I need to solve this integral:
$$-\frac{1}{C \cdot R_1} \int_{0}^{t} {v_{in}(\tau)\cdot e^{-(t-\tau)/(C \cdot R_1)}\cdot d\tau}$$
It came from an electronic circuit, so $v_{in}(\tau)$ comes from $v_{in}(t)$, which is the input voltage.

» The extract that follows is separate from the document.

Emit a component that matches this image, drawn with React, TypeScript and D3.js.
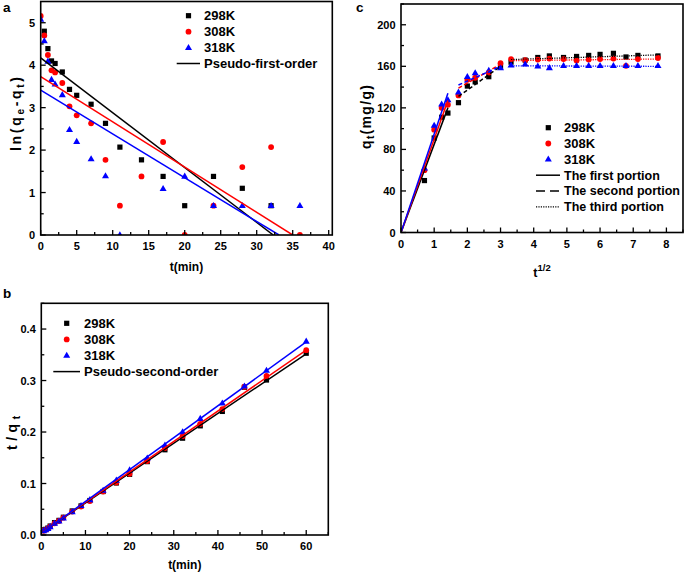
import React from 'react';
import * as d3 from 'd3';

const FONT = "'Liberation Sans', Arial, Helvetica, sans-serif";
const COLORS = ['#000000', '#ff0000', '#0000ff'];
const KINDS = ['square', 'circle', 'triangle'];
const SERIES = ['298K', '308K', '318K'];

// ---------- Panel a: pseudo-first-order ----------
const tA = [0, 0.5, 1, 1.5, 2, 3, 4, 5, 7, 9, 11, 14, 17, 20, 24, 28, 32, 36];
const a298: (number | null)[] = [null, 4.8, 4.39, 4.1, 4.04, 3.84, 3.43, 3.29, 3.08, 2.63, 2.07, 1.77, 1.38, 0.69, 1.38, 1.1, 0.69, null];
const a308: (number | null)[] = [5.16, 4.7, 4.24, 3.88, 3.83, 3.58, 3.03, 2.82, 2.63, 1.77, 0.69, 1.38, 2.19, 0, 0.69, 1.6, 2.07, 0];
const a318: (number | null)[] = [5.08, 4.57, 4.09, 3.66, 3.55, 3.3, 2.48, 2.2, 1.79, 1.39, 0, null, 1.09, 1.38, 0.69, 0.69, 0.69, 0.69];
// fitted lines: [t0, v0, t1, v1]
const aFit = [
  [0, 4.17, 32.3, 0],
  [0, 3.73, 35.0, 0],
  [0, 3.41, 33.1, 0],
];
const aXTicks = [0, 5, 10, 15, 20, 25, 30, 35, 40];
const aYTicks = [0, 1, 2, 3, 4, 5];

// ---------- Panel b: pseudo-second-order ----------
const tB = [0.5, 1, 1.5, 2, 3, 4, 5, 7, 9, 11, 14, 17, 20, 24, 28, 32, 36, 41, 46, 51, 60];
const b298 = [0.01, 0.011, 0.0135, 0.0174, 0.024, 0.0284, 0.0345, 0.0467, 0.0565, 0.067, 0.0845, 0.101, 0.1178, 0.1425, 0.1655, 0.188, 0.212, 0.24, 0.287, 0.301, 0.353];
const b308 = [0.0083, 0.0101, 0.0125, 0.0163, 0.0227, 0.0272, 0.0336, 0.0455, 0.0552, 0.0659, 0.0843, 0.102, 0.119, 0.1437, 0.169, 0.192, 0.2156, 0.2445, 0.288, 0.309, 0.359];
const b318 = [0.008, 0.0097, 0.0121, 0.0157, 0.0222, 0.0266, 0.0326, 0.0449, 0.0568, 0.0682, 0.0863, 0.106, 0.126, 0.149, 0.174, 0.2, 0.226, 0.256, 0.289, 0.3196, 0.376];
const bFit = [
  [0.3, 0.006, 60, 0.352],
  [0.3, 0.006, 60, 0.359],
  [0.3, 0.005, 60, 0.375],
];
const bXTicks = [0, 10, 20, 30, 40, 50, 60];
const bYTicks = [0, 0.1, 0.2, 0.3, 0.4];

// ---------- Panel c: intraparticle diffusion ----------
const sC = [0.707, 1, 1.225, 1.414, 1.732, 2, 2.236, 2.646, 3, 3.317, 3.742, 4.123, 4.472, 4.899, 5.292, 5.657, 6, 6.403, 6.782, 7.141, 7.746];
const c298 = [50, 91, 111, 115, 125, 141, 145, 150, 160, 164, 166, 168.5, 170, 168.5, 169.5, 170.5, 171.5, 172.5, 169, 170.5, 170];
const c308 = [60, 99, 120, 123, 132, 147, 149, 154, 163, 167, 166, 166.5, 167.5, 167, 165.5, 166.5, 167, 167.5, 160.5, 167, 168];
const c318 = [62, 103, 123.5, 127.5, 135, 150, 153.5, 156, 158.5, 161, 162, 160, 158.5, 160.5, 160.5, 160.5, 160.5, 160.5, 160.5, 160.5, 160.5];
const cFirst = [
  [0, 0, 1.414, 120],
  [0, 0, 1.414, 127],
  [0, 0, 1.414, 134],
];
const cSecond = [
  [1.732, 131, 3.0, 160],
  [1.732, 139, 3.0, 162],
  [1.732, 142, 3.0, 160],
];
const cThird = [
  [3.317, 166.5, 7.746, 171],
  [3.317, 165.5, 7.746, 167],
  [3.317, 160.5, 7.746, 160],
];
const cXTicks = [0, 1, 2, 3, 4, 5, 6, 7, 8];
const cYTicks = [0, 40, 80, 120, 160, 200];

type Sc = d3.ScaleLinear<number, number>;

function Marker({ kind, x, y, color }: { kind: string; x: number; y: number; color: string }) {
  if (kind === 'square') return <rect x={x - 2.6} y={y - 2.6} width={5.2} height={5.2} fill={color} />;
  if (kind === 'circle') return <circle cx={x} cy={y} r={2.9} fill={color} />;
  return <path d={`M${x},${y - 3.8}L${x + 3.5},${y + 2.3}L${x - 3.5},${y + 2.3}Z`} fill={color} />;
}

function minorsOf(major: number[]) {
  const out: number[] = [];
  for (let i = 0; i < major.length - 1; i++) out.push((major[i] + major[i + 1]) / 2);
  return out;
}

function Axes({ x, y, xTicks, yTicks, yFmt, xExtraMinor, yExtraMinor, xLabDy }: {
  x: Sc; y: Sc; xTicks: number[]; yTicks: number[]; yFmt: (v: number) => string;
  xExtraMinor?: number[]; yExtraMinor?: number[]; xLabDy: number;
}) {
  const [x0, x1] = x.range();
  const [yb, yt] = y.range();
  const xMin = minorsOf(xTicks).concat(xExtraMinor || []);
  const yMin = minorsOf(yTicks).concat(yExtraMinor || []);
  return (
    <g>
      {xTicks.map((v) => (
        <line key={'xM' + v} x1={x(v)} x2={x(v)} y1={yb} y2={yb - 5} stroke="#000" strokeWidth={1.3} />
      ))}
      {xMin.map((v) => (
        <line key={'xm' + v} x1={x(v)} x2={x(v)} y1={yb} y2={yb - 3} stroke="#000" strokeWidth={1.3} />
      ))}
      {yTicks.map((v) => (
        <line key={'yM' + v} x1={x0} x2={x0 + 5} y1={y(v)} y2={y(v)} stroke="#000" strokeWidth={1.3} />
      ))}
      {yMin.map((v) => (
        <line key={'ym' + v} x1={x0} x2={x0 + 3} y1={y(v)} y2={y(v)} stroke="#000" strokeWidth={1.3} />
      ))}
      <rect x={x0} y={yt} width={x1 - x0} height={yb - yt} fill="none" stroke="#000" strokeWidth={1.6} />
      {xTicks.map((v) => (
        <text key={'xl' + v} x={x(v)} y={yb + xLabDy} textAnchor="middle" fontSize={11} fontWeight="bold">
          {String(v)}
        </text>
      ))}
      {yTicks.map((v) => (
        <text key={'yl' + v} x={x0 - 5.5} y={y(v) + 4} textAnchor="end" fontSize={11} fontWeight="bold">
          {yFmt(v)}
        </text>
      ))}
    </g>
  );
}

function Scatter({ xs, ys, x, y, kind, color, clip }: {
  xs: number[]; ys: (number | null)[]; x: Sc; y: Sc; kind: string; color: string; clip: string;
}) {
  return (
    <g clipPath={`url(#${clip})`}>
      {xs.map((xv, i) => {
        const yv = ys[i];
        if (yv === null || yv === undefined) return null;
        return <Marker key={i} kind={kind} x={x(xv)} y={y(yv)} color={color} />;
      })}
    </g>
  );
}

function Seg({ s, x, y, color, dash, width, clip }: {
  s: number[]; x: Sc; y: Sc; color: string; dash?: string; width?: number; clip: string;
}) {
  return (
    <line clipPath={`url(#${clip})`} x1={x(s[0])} y1={y(s[1])} x2={x(s[2])} y2={y(s[3])}
      stroke={color} strokeWidth={width || 1.5} strokeDasharray={dash} />
  );
}

function LegendRow({ x, y, kind, color, label, tx }: { x: number; y: number; kind: string; color: string; label: string; tx: number }) {
  return (
    <g>
      <Marker kind={kind} x={x} y={y} color={color} />
      <text x={tx} y={y + 4.6} fontSize={13} fontWeight="bold">{label}</text>
    </g>
  );
}

export default function App() {
  // scales
  const axA = d3.scaleLinear().domain([0, 40.5]).range([40.7, 332.3]);
  const ayA = d3.scaleLinear().domain([0, 5.5]).range([235, 1.5]);
  const axB = d3.scaleLinear().domain([0, 65]).range([41.3, 328.3]);
  const ayB = d3.scaleLinear().domain([0, 0.45]).range([535, 303.3]);
  const axC = d3.scaleLinear().domain([0, 8.5]).range([401, 683]);
  const ayC = d3.scaleLinear().domain([0, 220]).range([232.5, 4]);

  const aData = [a298, a308, a318];
  const bData = [b298, b308, b318];
  const cData = [c298, c308, c318];

  const clipRect = (id: string, x: Sc, y: Sc) => {
    const [x0, x1] = x.range();
    const [yb, yt] = y.range();
    return (
      <clipPath id={id}>
        <rect x={x0} y={yt} width={x1 - x0} height={yb - yt} />
      </clipPath>
    );
  };

  return (
    <svg width={685} height={575} viewBox="0 0 685 575"
      style={{ position: 'absolute', left: 0, top: 0, background: '#fff' }}
      fontFamily={FONT}>
      <defs>
        {clipRect('clipA', axA, ayA)}
        {clipRect('clipB', axB, ayB)}
        {clipRect('clipC', axC, ayC)}
      </defs>
      <rect x={0} y={0} width={685} height={575} fill="#fff" />

      {/* ---------------- Panel a ---------------- */}
      <text x={3} y={12} fontSize={13.5} fontWeight="bold">a</text>
      {aData.map((d, i) => (
        <Scatter key={'as' + i} xs={tA} ys={d} x={axA} y={ayA} kind={KINDS[i]} color={COLORS[i]} clip="clipA" />
      ))}
      {aFit.map((s, i) => (
        <Seg key={'af' + i} s={s} x={axA} y={ayA} color={COLORS[i]} clip="clipA" />
      ))}
      <Axes x={axA} y={ayA} xTicks={aXTicks} yTicks={aYTicks} yFmt={(v) => String(v)} xLabDy={15} />
      <text x={186.5} y={271} textAnchor="middle" fontSize={12} fontWeight="bold">t(min)</text>
      <text transform="translate(20.5,114) rotate(-90)" textAnchor="middle" fontSize={14} fontWeight="bold"
        textLength={74} lengthAdjust="spacing">
        ln(q<tspan fontSize={10} dy={3}>e</tspan><tspan dy={-3}>-q</tspan><tspan fontSize={10} dy={3}>t</tspan><tspan dy={-3}>)</tspan>
      </text>
      {SERIES.map((s, i) => (
        <LegendRow key={'al' + i} x={188.5} y={15.7 + i * 16} kind={KINDS[i]} color={COLORS[i]} label={s} tx={204} />
      ))}
      <line x1={176.7} x2={200} y1={63.5} y2={63.5} stroke="#000" strokeWidth={1.5} />
      <text x={204} y={68} fontSize={13} fontWeight="bold">Pseudo-first-order</text>

      {/* ---------------- Panel b ---------------- */}
      <text x={3} y={298} fontSize={13.5} fontWeight="bold">b</text>
      {bData.map((d, i) => (
        <Scatter key={'bs' + i} xs={tB} ys={d} x={axB} y={ayB} kind={KINDS[i]} color={COLORS[i]} clip="clipB" />
      ))}
      {bFit.map((s, i) => (
        <Seg key={'bf' + i} s={s} x={axB} y={ayB} color={COLORS[i]} clip="clipB" />
      ))}
      <Axes x={axB} y={ayB} xTicks={bXTicks} yTicks={bYTicks} yFmt={(v) => d3.format('.1f')(v)}
        yExtraMinor={[0.45]} xExtraMinor={[65]} xLabDy={14.5} />
      <text x={184.8} y={569} textAnchor="middle" fontSize={12} fontWeight="bold">t(min)</text>
      <text transform="translate(16.5,433) rotate(-90)" textAnchor="middle" fontSize={14} fontWeight="bold"
        textLength={34} lengthAdjust="spacing">
        t/q<tspan fontSize={10} dy={3}>t</tspan>
      </text>
      {SERIES.map((s, i) => (
        <LegendRow key={'bl' + i} x={66.7} y={323.3 + i * 16.1} kind={KINDS[i]} color={COLORS[i]} label={s} tx={84} />
      ))}
      <line x1={53.3} x2={80} y1={371.6} y2={371.6} stroke="#000" strokeWidth={1.5} />
      <text x={84} y={376.2} fontSize={13} fontWeight="bold">Pseudo-second-order</text>

      {/* ---------------- Panel c ---------------- */}
      <text x={356} y={12} fontSize={13.5} fontWeight="bold">c</text>
      {cData.map((d, i) => (
        <Scatter key={'cs' + i} xs={sC} ys={d} x={axC} y={ayC} kind={KINDS[i]} color={COLORS[i]} clip="clipC" />
      ))}
      {cFirst.map((s, i) => (
        <Seg key={'c1' + i} s={s} x={axC} y={ayC} color={COLORS[i]} clip="clipC" />
      ))}
      {cSecond.map((s, i) => (
        <Seg key={'c2' + i} s={s} x={axC} y={ayC} color={COLORS[i]} dash="4,2.5" clip="clipC" />
      ))}
      {cThird.map((s, i) => (
        <Seg key={'c3' + i} s={s} x={axC} y={ayC} color={COLORS[i]} dash="1.2,1.2" width={1.3} clip="clipC" />
      ))}
      <Axes x={axC} y={ayC} xTicks={cXTicks} yTicks={cYTicks} yFmt={(v) => String(v)}
        xExtraMinor={[8.5]} yExtraMinor={[220]} xLabDy={15.5} />
      <text x={542} y={277} textAnchor="middle" fontSize={12.5} fontWeight="bold">
        t<tspan fontSize={9.5} dy={-6}>1/2</tspan>
      </text>
      <text transform="translate(370.5,117) rotate(-90)" textAnchor="middle" fontSize={14} fontWeight="bold"
        textLength={64} lengthAdjust="spacing">
        q<tspan fontSize={10} dy={3}>t</tspan><tspan dy={-3}>(mg/g)</tspan>
      </text>
      {SERIES.map((s, i) => (
        <LegendRow key={'cl' + i} x={548.3} y={127.7 + i * 15.8} kind={KINDS[i]} color={COLORS[i]} label={s} tx={564} />
      ))}
      <line x1={536} x2={560} y1={175.2} y2={175.2} stroke="#000" strokeWidth={1.5} />
      <text x={564} y={179.6} fontSize={12.5} fontWeight="bold">The first portion</text>
      <line x1={536} x2={560} y1={191} y2={191} stroke="#000" strokeWidth={1.5} strokeDasharray="9,5" />
      <text x={564} y={195.4} fontSize={12.5} fontWeight="bold">The second portion</text>
      <line x1={536} x2={560} y1={206.8} y2={206.8} stroke="#000" strokeWidth={1.2} strokeDasharray="1.2,1.2" />
      <text x={564} y={211.2} fontSize={12.5} fontWeight="bold">The third portion</text>
    </svg>
  );
}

The input voltage doesn't have a form at all, so I left it as a function not defined, but I would like to know how to solve that equation with such a handicap, if it is possible.
I tried to do integration by parts, but I got an integral inside another integral:
$$ \left[ e^{-(t-\tau)/(C\cdot R_1)} \right]\_0^t \cdot \int_0^t{v_{in}(\tau)d\tau} -\frac{1}{C\cdot R_1}\cdot e^{-t/(C\cdot R_1)} \int_0^t{\left( e^{\tau/(C\cdot R_1)}\left(\int_0^t{v_{in}(\tau)d\tau} \right)\right) d\tau} $$
I could continue considering the antiderivative of $v_{in}(\tau)$ as a constant, getting $V_{in}(t)$ and $V_{in}(0)$, but I am not pretty sure if this is right. I got the previous result doing integration by parts considering $dv=v_{in}(\tau)d\tau$. I also tried considering $u=v_{in}(\tau)$, but that yielded a result in which I had to do integration by parts again, and I didn't know if I had to consider $d(v_{in})$ as $u$ or as $dv$.